I am boxing in the section under the overhang. I want to use part of that section as a separate toilet room on one side of the frame and utility space on the other. I am building a new nose cone section for aerodynamics. I may be able to create a passthrough there by climbing straight up from the cab. An opening going straight up, sheltered by the nose cone, would be the best at sealing/keeping water out. I will need to extend the box subframe for the front section and extend the truck frame in the rear. It will increase my rear overhang but with 5" of lift I'm not real concerned and the weight will still be primarily between the axle centerlines. That rear bumper and rear plate are probably close to 150 lbs. or more.
 

pappawheely

Autonomous4X4
Tomorrow I will start welding the frame extensions together. The rear section of the truck frame is perfect for what I want to do back there.


 

pappawheely

Autonomous4X4
I wanted to pull the box off the subframe but it's attached with torx bolts that thread into the subframe. They are completely frozen. Tried master blaster, heat, and my butterfly impact gun with the air pressure turned way down. Broke or twisted 3 impact drivers. Even if I got the heads drilled or cut off, the threaded shaft would still be stuck in the steel frame. There are 56 bolts total.
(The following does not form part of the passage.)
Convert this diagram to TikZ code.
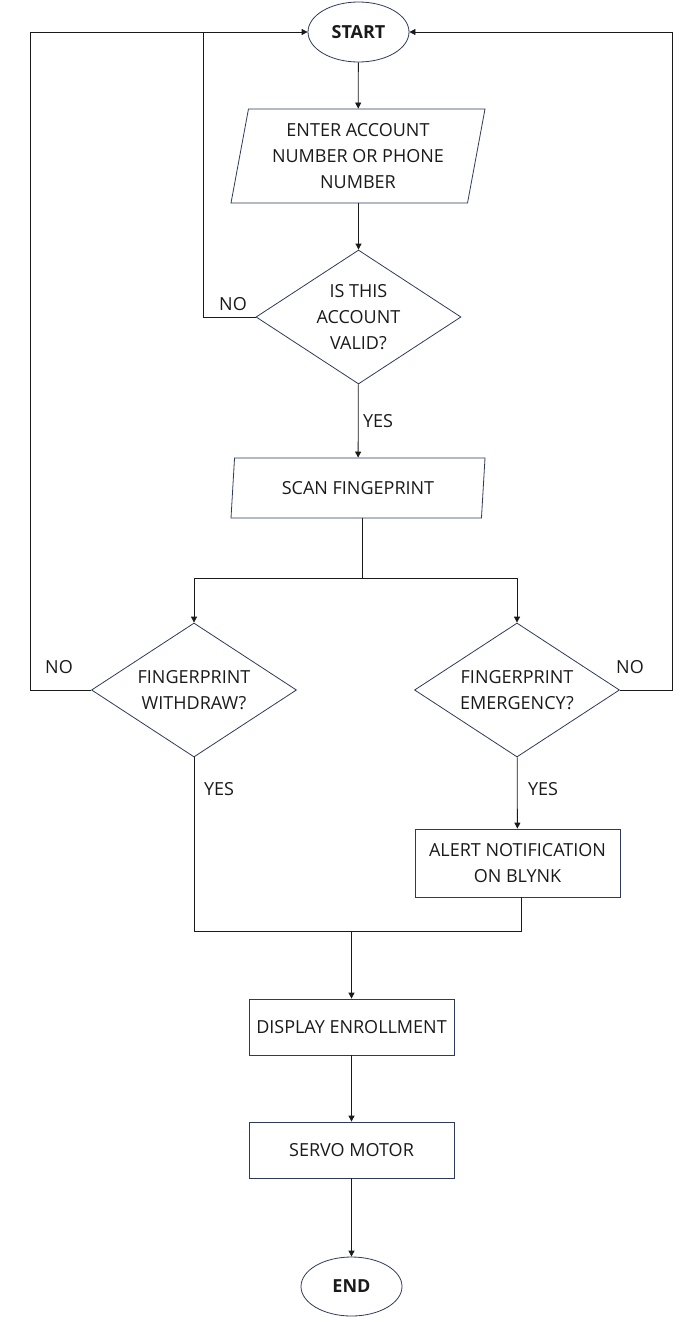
\documentclass[tikz,border=0pt]{standalone}
\usepackage{fontspec}
\setmainfont{Open Sans}
\usetikzlibrary{shapes.geometric,arrows.meta,calc}
\definecolor{edge}{HTML}{2E3A59}
\definecolor{ink}{HTML}{1A1A1A}
\begin{document}
\begin{tikzpicture}[x=1pt,y=-1pt,
  every node/.style={font=\fontsize{18}{26}\selectfont, text=ink, align=center, inner sep=0pt},
  term/.style={ellipse, draw=edge, line width=0.8pt, minimum width=101pt, minimum height=60pt, font=\fontsize{18}{26}\selectfont\bfseries},
  iobox/.style={trapezium, trapezium left angle=75, trapezium right angle=105, trapezium stretches body, draw=edge, line width=0.8pt, minimum width=254pt},
  decide/.style={diamond, aspect=1.53, draw=edge, line width=0.8pt, minimum width=205pt, minimum height=134pt},
  procbox/.style={rectangle, draw=edge, line width=0.8pt, minimum width=205pt},
  lbl/.style={font=\fontsize{18}{20}\selectfont},
  conn/.style={draw=ink, line width=0.8pt},
  arr/.style={conn, -{Triangle[length=6pt,width=6pt]}}
]
\useasboundingbox (0,0) rectangle (691,1317);
\node[term] (start) at (358.5,32) {START};
\node[iobox, minimum height=94pt] (p1) at (358,156) {ENTER ACCOUNT\\NUMBER OR PHONE\\NUMBER};
\node[decide] (d1) at (358.5,317) {IS THIS\\ACCOUNT\\VALID?};
\node[iobox, minimum height=60pt] (p2) at (358,488) {SCAN FINGEPRINT};
\node[decide] (dw) at (194,690) {FINGERPRINT\\WITHDRAW?};
\node[decide] (de) at (517,690) {FINGERPRINT\\EMERGENCY?};
\node[procbox, minimum height=68pt] (alert) at (517.5,863) {ALERT NOTIFICATION\\ON BLYNK};
\node[procbox, minimum height=56pt] (disp) at (351.5,1027) {DISPLAY ENROLLMENT};
\node[procbox, minimum height=56pt] (servo) at (351.5,1150) {SERVO MOTOR};
\node[term, minimum height=59pt] (end) at (351.5,1286.5) {END};

\node[lbl] (no1) at (233,304) {NO};
\node[lbl] (yes1) at (378,421) {YES};
\node[lbl] (no2) at (59,667) {NO};
\node[lbl] (no3) at (630,667) {NO};
\node[lbl] (yes2) at (219,789) {YES};
\node[lbl] (yes3) at (543,789) {YES};

\coordinate (cL0) at (30,32);
\coordinate (cL1) at (203,32);
\coordinate (cR) at (672,32);
\coordinate (split) at (362,578);
\coordinate (p2b) at (362,518);
\coordinate (ab) at (521,897);
\coordinate (merge) at (351.5,931);

\draw[arr] (start) -- (p1);
\draw[arr] (p1.south -| d1.north) -- (d1.north);
\draw[arr] (d1) -- (p2);
\draw[conn] (d1.west) -| (cL1);
\draw[arr] (dw.west) -| (cL0) -- (start.west);
\draw[arr] (de.east) -| (cR) -- (start.east);
\draw[conn] (p2b) -- (split);
\draw[arr] (split) -| (dw.north);
\draw[arr] (split) -| (de.north);
\draw[arr] (de) -- (alert);
\draw[conn] (dw.south) |- (merge);
\draw[conn] (ab) |- (merge);
\draw[arr] (merge) -- (disp.north);
\draw[arr] (disp) -- (servo);
\draw[arr] (servo) -- (end);
\end{tikzpicture}
\end{document}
Decided it was easier to just remove the subframe from the truck frame; leaving the box attached to the subframe. Instead of working from above with complete access, I will have to work from under the box. Rust, rust, rust.





I eventually got the bumper mounting brackets off. I'm going to modify these and re-use them to brace the frame extensions.



I have some cool ideas about making a small trailer that would bolt up under the back of the truck. It would be used to carry my spare tires when not being used.
 

Wilbah

Adventurer
Love following your progress! Thanks for coining to document the build. I'm curious as to how you feel about the Falken's now that you have a bunch of miles on them? How are they wearing? Would you buy them again? Also with the Centrematics do you balance the tires/wheels at all before putting them on? Or just ignore trying to balance them and let the centrematics handle it? I am thinking that with the balancers and beadlocks you can just buy the tires anywhere at the lowest price bc you don't need a shop to mount and balance them....but maybe I am wrong? Just curious. Thanks!
 

pappawheely

Autonomous4X4
The Falkens have been flawless; even in the snow when I was in Flagstaff. My friend has the new all terrain tread pattern Falkens, they look more aggressive but he just got back from easter jeep safari and said they are very quiet on the pavement. When I initially talked to the engineers at Centramatic they told me with a 17 inch rim and a 37 inch tire I would probably be at the extreme limits of that balancer; it was designed for a 35 max. They worked very well but I have seen some unusual tire wear that I attribute to mud and dirt build-up inside the beadlock ring. I think my initial thinking is still valid, being able to maintain balance after a tire repair in the field, but I would start off with some mag wheel weights balancing the rim too if I was to do it over again. The beadlocks pose another dilemma. Nobody wants to balance them for liability reasons. Right or wrong, lawyers rule the world now. If you are going to run beadlocks on the street, you will have to balance them yourself or find someone who will do it. With that said, There is no way I would run without the centramatics. They do a great job keeping the big tires balanced, they are just a little to small in diameter for a 37. I might look for one of those old school bubble balancers and try to do it myself. Another contributing factor is the crappy shocks I have on the truck. I just don't have the budget right now to get some good position sensitive shocks like I need. People always tell me, "you can run those shocks upside down" which I reply "except the fluid will leak past the seals" lol.

 

Wilbah

Adventurer
Thanks for the review. I appreciate it. Others I have read are similarly pro on the Falkens. Makes sense that the wheel may just be too big for the centrematics to do what you need.

The Harbor Freight bubble balancer has decent reviews if you set it up correctly. Seems like it would be a good place to start then maybe not put so much "pressure" on the centrematics to correct for out of balance. Thanks again!
 

pappawheely

Autonomous4X4
Thanks for the review. I appreciate it. Others I have read are similarly pro on the Falkens. Makes sense that the wheel may just be too big for the centrematics to do what you need.

The Harbor Freight bubble balancer has decent reviews if you set it up correctly. Seems like it would be a good place to start then maybe not put so much "pressure" on the centrematics to correct for out of balance. Thanks again!

They use Centramatics on much larger semi trucks all the time. The difference is the sidewall height. The balancer diameter has to be closer to the outside tire diameter. Once I learned that nobody wanted to balance my beadlocks, I don't know what I would have done without the centramatics.